Though told from the view of a 12-year-old, this is of course an adult’s view of the view of a 12-year-old and Kenton Hall is not afraid to include references or sequences that no schoolkid is going to understand (most notably a black and white, subtitled Seventh Seal parody). There are also werewolf and ghost gags to keep indie film fans happy. Nevertheless, the script and direction ensure that the film remains solidly in the children’s world, even in scenes which feature only adults. This is a 12-year-old’s view of adults (“Parents are weird.”) – though it is of course, technically, an adult’s view of a 12-year-old’s view of adults.

It would be churlish to criticise a film this sweet and open, like kicking a puppy. Naturally among a cast of children with varying levels of experience, the actual quality of the acting also varies. Some are excellent, others are giving it their best, bless ‘em, and in a sense the occasional wooden performance gives the film a grounding in realism that helps to distinguish it from Hollywood pablum or pretentious indie cack.

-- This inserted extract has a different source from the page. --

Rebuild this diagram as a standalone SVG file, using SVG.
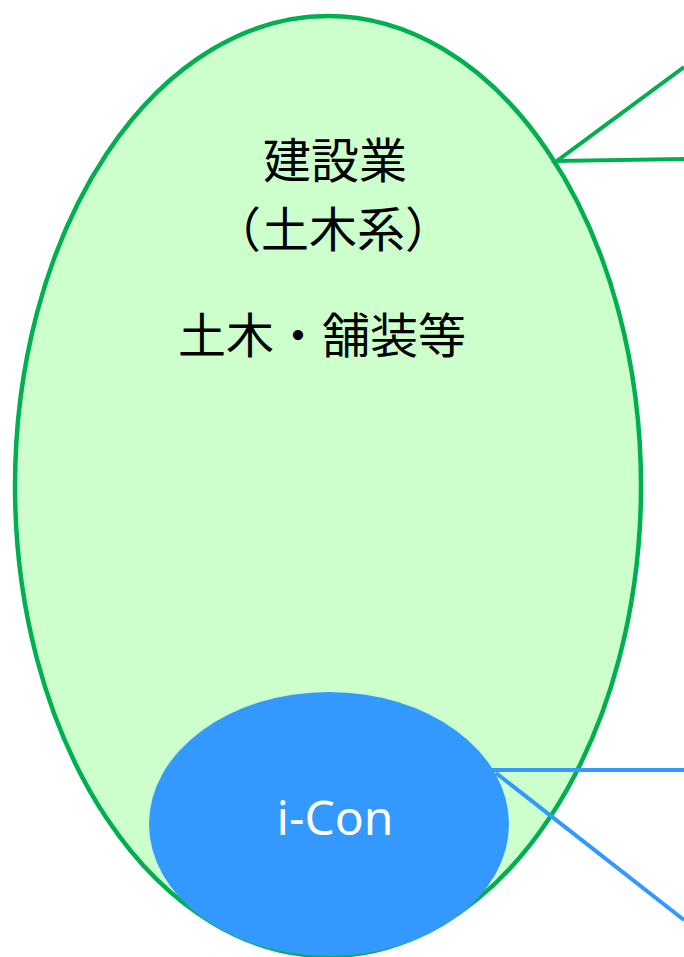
<svg xmlns="http://www.w3.org/2000/svg" width="684" height="957" viewBox="0 0 684 957">
<style>
.lg{fill:none;stroke:#00B050;stroke-width:4}
.lb{fill:none;stroke:#3399FF;stroke-width:4}
.jp{font-family:"Noto Sans CJK JP","Noto Sans",sans-serif;font-size:48px;fill:#000;text-anchor:middle}
.en{font-family:"Noto Sans","DejaVu Sans",sans-serif;font-size:48px;fill:#fff;text-anchor:middle}
</style>
<rect width="684" height="957" fill="#fff"/>
<g id="construction">
<ellipse cx="328" cy="486" rx="313" ry="470" fill="#CCFFCC" stroke="#00B050" stroke-width="4.5"/>
<text class="jp" x="335" y="178">建設業</text>
<text class="jp" x="333" y="247">（土木系）</text>
<text class="jp" x="322" y="353">土木・舗装等</text>
</g>
<g id="icon">
<ellipse cx="329" cy="824" rx="180" ry="132" fill="#3399FF"/>
<text class="en" x="335" y="835">i-Con</text>
</g>
<g id="connectors">
<polyline class="lg" points="684,67 557,161 684,159"/>
<line class="lb" x1="492" y1="770" x2="684" y2="770"/>
<line class="lb" x1="496" y1="773" x2="684" y2="920"/>
</g>
</svg>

A Dozen Summers is a bit like the city of Leicester itself: not big-headed, not overblown, but a good, solid, down-the-line, get-what-you-pay-for British city with a population proud of their home, not because they believe it’s better than everywhere else, but because they know it’s a generally great place for them and their families, with the good outweighing the bad, and that’s all you can ask for in this day and age. Canuck ex-pat Kenton Hall may not be a native of Leicester, but he has made a very Leicester film.

The young cast includes local star Holly Jacobson (Suckablood, Bloodline) as a diminutive, psychotic school bully (her dad Ben has a couple of technical credits), Quinton Nyrienda (Assan in Young Dracula) as a love interest and David Knight (Ned in Hetty Feather) as the token boy in the twins' gang.

Among the adults, Tallulah Sheffield (bit parts in Jekyll and Dorian Gray) and Kieron Attwood (Unearthing Evil) are teachers, Ewen MacIntosh (K-Shop, The Office and Jaime Winstone fantasy pilot Beast Hunters) is a shopkeeper, and former Time Lord Colin Baker (also in Rhys Davies’ Leicester-set short Finding Richard, which shares numerous cast and crew with this film) provides top-and-tail narration.

A Dozen Summers is something different, something light and fun but imaginative and surprisingly resonant. Just like your twelfth summer, it is ephemeral and will be gone before you know it - so see it if you have the chance.